Each attack would have to be specially crafted, a Microsoft spokesman said. An attempt to exploit the flaw found in 2004 couldn't be used to successfully exploit the current flaw, and vice versa. "The attacks must be changed in order to be successful," he noted. "An attack would be similar only insofar as it would target cursor and icon format handling functionality in Windows. Microsoft strives to identify as many variants as possible in the surrounding code areas of reported issues and strives to deliver comprehensive security updates; however, Microsoft may not discover all unique variants.
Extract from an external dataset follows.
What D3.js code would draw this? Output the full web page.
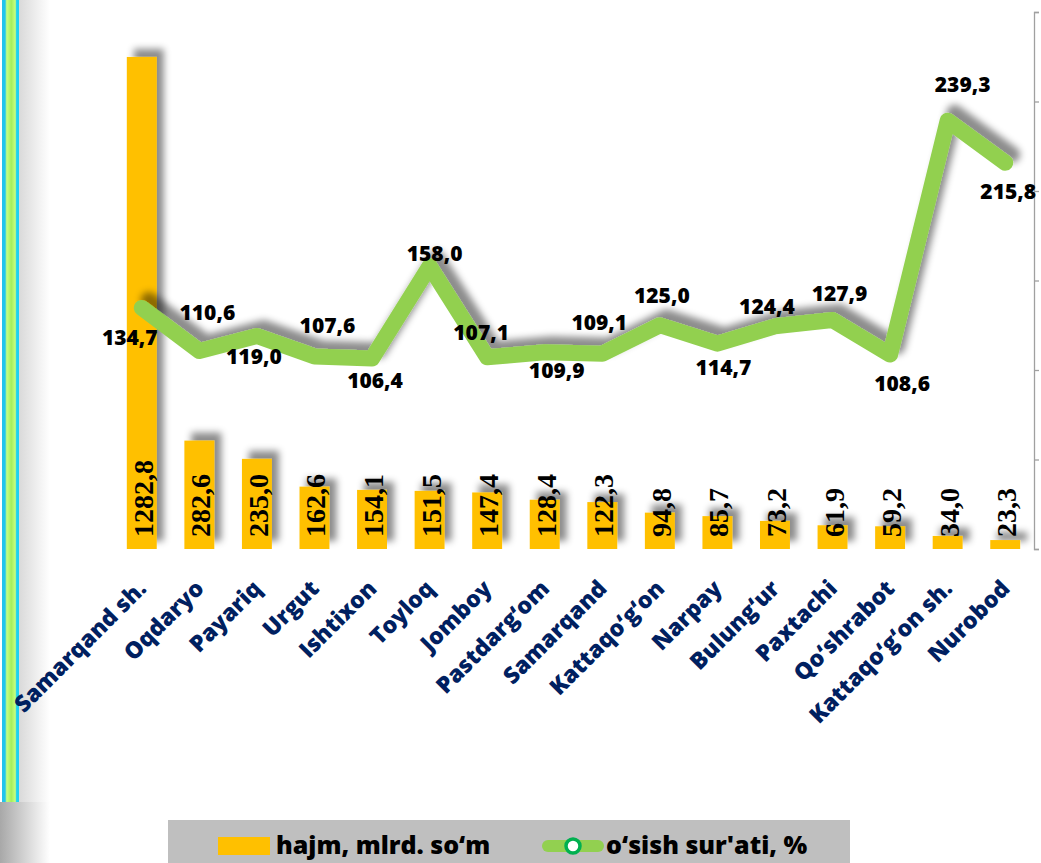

Microsoft is investigating why the vulnerability addressed [this week] wasn't previously addressed as part of [the 2005 patch] and will incorporate that learning into our processes."

McAfee's Schmugar challenges that position. "I'm sure they would say they fixed the problem in 2005 and this isn't the same thing," he said. "It's kind of splitting hairs."

Sotirov said the second instance of the flaw was easy to find and he can't figure out why Microsoft simply didn't do it. "Microsoft uses a development methodology called Security Development Lifecycle, which emphasizes the need to audit related code when fixing a vulnerability," noted Sotirov. "Programmers are generally very consistent in their coding, so you often see the same kind of mistake repeated over and over again in parts of the source code that are similar to each other. If I could find other copies of the code that reads ANI file data, there was a good chance that they would contain the same vulnerability."

He added that it took him about two hours to find the second .ANI flaw and it would have taken less time if he'd had access to the Windows source code.

"Is it reasonable to expect that during the auditing and patching of [the first] vulnerability, this other one [should have been] discovered and dealt with at the same time?" asked Schmugar. "In this case, I'd say it would have been reasonable for this to be caught. Because of the nature of this, we can expect other researchers, and hackers, to be evaluating other patches to see if there are other similarities that need to be fixed."